Нежданная помощь словом пришла и на очередных парашютных прыжках энтузиастов. Выход из самолета при десантировании всегда щекотал нервы и мешал нормально собраться. Серега Воронков, наш правый летчик, просто и четко разъяснил мне прописную истину: чтобы отвлечься от страха, нужно детализировать ситуацию – рассматривать ступеньку, на которую надо встать, проем двери и место, куда нужно положить руку перед покиданием самолета, и стараться не смотреть на землю. Я попробовал сделать так, как он порекомендовал мне, и все упростилось. Было хоть и волнующе, но не страшно.
Скоро я вместе со своими товарищами получил квалификацию военного летчика второго класса, и мы стали летать еще разнообразнее, на больших и малых высотах. В районе аэродрома и по маршрутам. Четырехчасовые полеты переносились очень тяжело.
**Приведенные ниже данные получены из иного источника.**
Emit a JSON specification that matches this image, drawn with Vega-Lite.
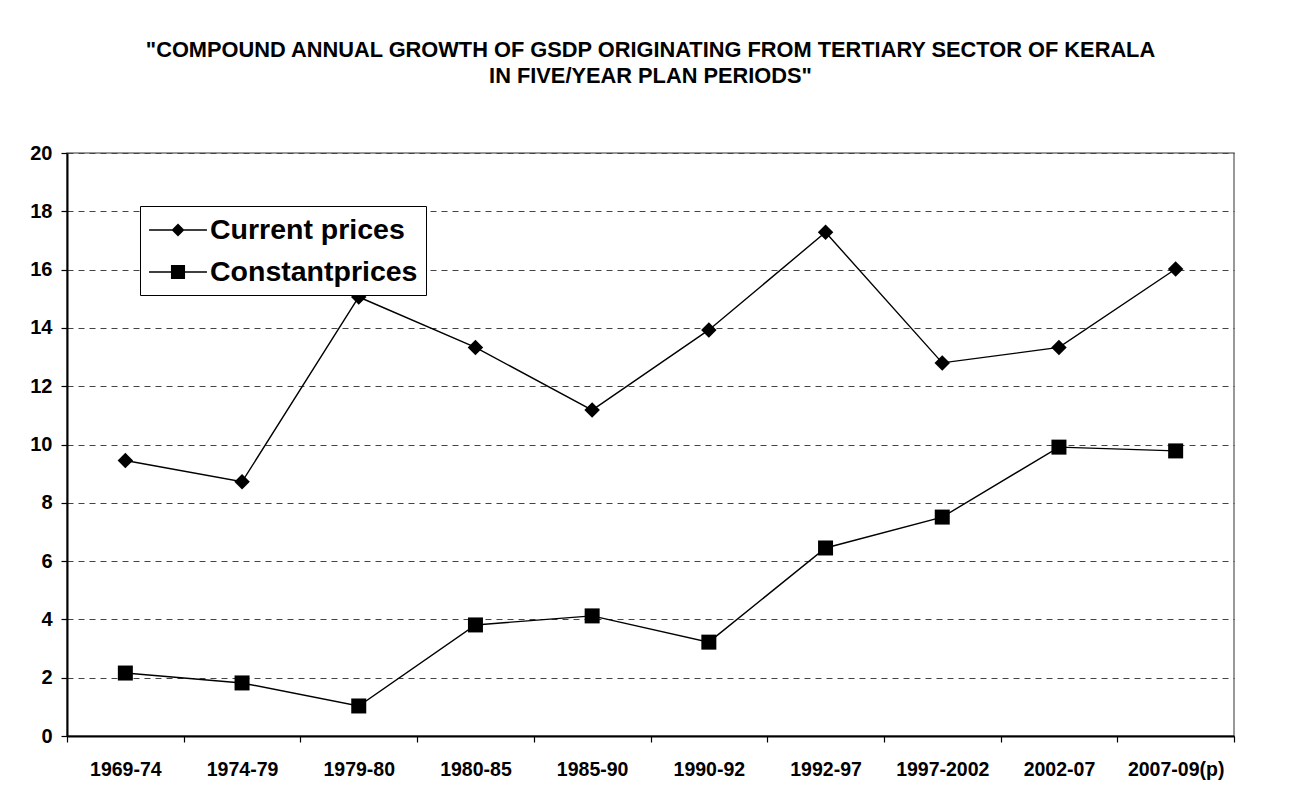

Сидеть в тесной кабине запеленатым ремнями и лямками, без возможности хоть как-то изменить позу, с пристегнутой на лицо маской, а если с инструктором на борту, то еще и в спасательном жилете, было совсем не весело.
Слегка скрашивали тяготы военно-воздушной жизни своеобразные бортпайки. Через два часа полета мы получали дополнительное питание, и не обычное, а в космических тубах. Такое было только в нашем полку. В других, насколько мне известно, это делалось через четыре часа изнурительной воздушной работы. В целлофановых пакетах предоставлялся набор определенных продуктов, а на сверхдальних самолетах Ту-95, в чем я впоследствии убедился лично, они были еще и сомнительного качества. Если бы экипаж не брал из дома продовольственную поддержку, то до родной полосы после продолжительного полета мог бы и не дотянуть.
Мы упорно набирали летную силу: летали отрядами-тройками и стояли в строю, что слева, что справа, как припаянные; выполняли полеты с двумя ракетами под плоскостями и с одной подвешенной под крылом, при этом взлет и посадка с разновесом представляли определенные трудности, и их преодоление добавляло нам уверенности в собственных силах. Мы бросали в широком высотном диапазоне разнообразные по назначению и калибру бомбы. Мой штурман, лейтенант Валера Тарасов, делал это как-то особенно бесстрашно и лихо. Однажды на полигоне Калиновка в Крыму при работе с предельно малых высот мы не успевали выйти на цель, и он дал команду на резкий отворот от нее с глубоким креном. Бомба была сброшена в развороте, пошла по дуге и попала точно в перекрестье.